Il doit être âgé de dix ans à peine, car, suivant la coutume des Indes, on fiance les enfants dans le plus bas âge.

Les Indous attachent au mariage une importance capitale : celui qui ne laisse pas de fils pour continuer sa race et réciter les prières pour les ancêtres, n’entre pas dans la béatitude : son ombre inquiète, erre sur la terre, cherchant en vain quelqu’un qui pense à elle. La famille la moins élevée fait les premières avances ; on demande rarement les filles en mariage, c’est presque toujours aux parents du jeune homme que l’on s’adresse, surtout s’il est Brahme ou Radjput, d’un clan très illustre. Une proposition de mariage s’indique par une noix de coco pleine de roupies, de diamants, chez les Maharadjas, qu’un père de famille envoie à un des membres de sa caste par son barbier ou son directeur spirituel.

Si le voisin garde le fruit, le mariage est décidé en principe, il ne reste qu’à déterminer lequel de ses enfants est le plus éligible, les convenances d’âge, la dot, le jour et l’heure de la cérémonie.
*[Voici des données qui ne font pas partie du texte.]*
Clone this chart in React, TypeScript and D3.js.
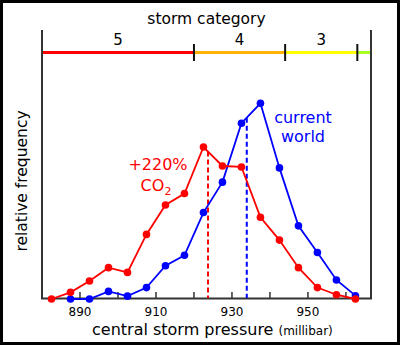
import React from "react";
import * as d3 from "d3";

const pressures = [882.5, 887.5, 892.5, 897.5, 902.5, 907.5, 912.5, 917.5, 922.5, 927.5, 932.5, 937.5, 942.5, 947.5, 952.5, 957.5, 962.5];
const currentWorld = [null, 0, 0, 0.8, 0.3, 1.2, 3.5, 4.6, 9.1, 12.3, 18.5, 20.6, 13.8, 7.7, 4.9, 2.0, 0.35];
const co2World = [0, 0.7, 1.9, 3.3, 2.8, 6.8, 9.9, 11.1, 16.0, 14.0, 13.9, 8.6, 6.2, 3.3, 1.2, 0.45, 0];
const meanCurrent = 933.9;
const meanCO2 = 923.7;
const xTicks = [890, 900, 910, 920, 930, 940, 950, 960];
const xTickLabels = [890, 910, 930, 950];
const categoryBounds = [880, 920, 944, 963, 966.6];
const categoryNames = ["5", "4", "3", ""];
const categoryColors = ["#ff0000", "#ffb300", "#ffff00", "#aaff22"];

const W = 400, H = 345;
const xDomain: [number, number] = [880, 966.6];
const yDomain: [number, number] = [0, 26];

export default function App() {
  const x = d3.scaleLinear().domain(xDomain).range([42, 371]);
  const y = d3.scaleLinear().domain(yDomain).range([299, 52]);
  const font = "DejaVu Sans, Verdana, sans-serif";

  const series = [
    { vals: currentWorld, color: "#0000ff", mean: meanCurrent },
    { vals: co2World, color: "#ff0000", mean: meanCO2 },
  ];

  const interp = (vals: (number | null)[], p: number) => {
    for (let i = 0; i < pressures.length - 1; i++) {
      if (p >= pressures[i] && p <= pressures[i + 1] && vals[i] != null && vals[i + 1] != null) {
        const t = (p - pressures[i]) / (pressures[i + 1] - pressures[i]);
        return (vals[i] as number) * (1 - t) + (vals[i + 1] as number) * t;
      }
    }
    return 0;
  };

  const line = d3
    .line<[number, number | null]>()
    .defined((d) => d[1] != null)
    .x((d) => x(d[0]))
    .y((d) => y(d[1] as number));

  return (
    <svg width={W} height={H} style={{ display: "block", position: "absolute", left: 0, top: 0 }}>
      <rect x={0} y={0} width={W} height={H} fill="#fff" />
      <rect x={1.5} y={1.5} width={W - 3} height={H - 3} fill="none" stroke="#000" strokeWidth={3} />

      {/* category bar */}
      <text x={(x(xDomain[0]) + x(xDomain[1])) / 2} y={24} textAnchor="middle" fontFamily={font} fontSize={15.5} fill="#000">storm category</text>
      {categoryBounds.slice(0, -1).map((b, i) => (
        <g key={i}>
          <line x1={x(b)} x2={x(categoryBounds[i + 1])} y1={52.5} y2={52.5} stroke={categoryColors[i]} strokeWidth={3} />
          <text x={(x(b) + x(categoryBounds[i + 1])) / 2} y={45} textAnchor="middle" fontFamily={font} fontSize={15} fill="#000">{categoryNames[i]}</text>
        </g>
      ))}
      {categoryBounds.slice(1, -1).map((b, i) => (
        <line key={i} x1={x(b)} x2={x(b)} y1={44} y2={61} stroke="#111" strokeWidth={2} />
      ))}

      {/* frame */}
      <line x1={42} x2={42} y1={30} y2={299} stroke="#333" strokeWidth={2} />
      <line x1={371} x2={371} y1={30} y2={299} stroke="#333" strokeWidth={2} />
      <line x1={41} x2={372} y1={298.5} y2={298.5} stroke="#333" strokeWidth={2} />
      {xTicks.map((t) => (
        <line key={t} x1={x(t)} x2={x(t)} y1={298} y2={292} stroke="#333" strokeWidth={1.5} />
      ))}
      {xTickLabels.map((t) => (
        <text key={t} x={x(t)} y={316} textAnchor="middle" fontFamily={font} fontSize={12} fill="#000">{t}</text>
      ))}

      {/* dashed mean lines */}
      {series.map((s, i) => (
        <line key={i} x1={x(s.mean)} x2={x(s.mean)} y1={y(interp(s.vals, s.mean))} y2={298} stroke={s.color} strokeWidth={2} strokeDasharray="5,3" />
      ))}

      {/* series */}
      {series.map((s, i) => {
        const pts = pressures.map((p, j) => [p, s.vals[j]] as [number, number | null]);
        return (
          <g key={i}>
            <path d={line(pts) || ""} fill="none" stroke={s.color} strokeWidth={1.8} />
            {pts.filter((d) => d[1] != null).map((d, j) => (
              <circle key={j} cx={x(d[0])} cy={y(d[1] as number)} r={3.8} fill={s.color} />
            ))}
          </g>
        );
      })}

      {/* annotations */}
      <text x={158} y={170} textAnchor="middle" fontFamily={font} fontSize={16} fill="#ff0000">+220%</text>
      <text x={156} y={191} textAnchor="middle" fontFamily={font} fontSize={16} fill="#ff0000">CO<tspan fontSize={11} dy={4}>2</tspan></text>
      <text x={303} y={123} textAnchor="middle" fontFamily={font} fontSize={16} fill="#0000ff">current</text>
      <text x={303} y={142} textAnchor="middle" fontFamily={font} fontSize={16} fill="#0000ff">world</text>

      {/* axis titles */}
      <text transform="translate(27,181) rotate(-90)" textAnchor="middle" fontFamily={font} fontSize={15.5} fill="#000">relative frequency</text>
      <text x={92} y={335} fontFamily={font} fontSize={16} fill="#000">central storm pressure<tspan fontSize={12} dx={5}>(millibar)</tspan></text>
    </svg>
  );
}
Les astrologues sont consultés, ils examinent les conjonctions d’astres, la position du soleil, ils balancent l’influence de la lune, des planètes, puis, à l’heure propice, les Brahmes accomplissent les rites religieux.

Nous suivons le cortège jusqu’au temple et à la maison, devant laquelle, dans une enceinte faite de toiles à ciel ouvert, les femmes parentes de la mariée distribuent des crêpes et des vivres à tous les invités, assis par terre.

La fillette reste invisible, cachée derrière les fenêtres grillagées de ses appartements.

Dès que l’on nous aperçoit, des femmes se détachent des groupes et nous apportent de lourdes friandises, que nous croquons par politesse, puis tandis que les chants et les flûtes résondent avec un assourdissant tapage, nous filons à toute vitesse vers Ambre.

Pour attester la splendeur de cette cité vingt fois séculaire, il ne reste qu’un palais aux coupoles sans grâce, couronnant le pied d’une colline au pied de laquelle s’étend un lac.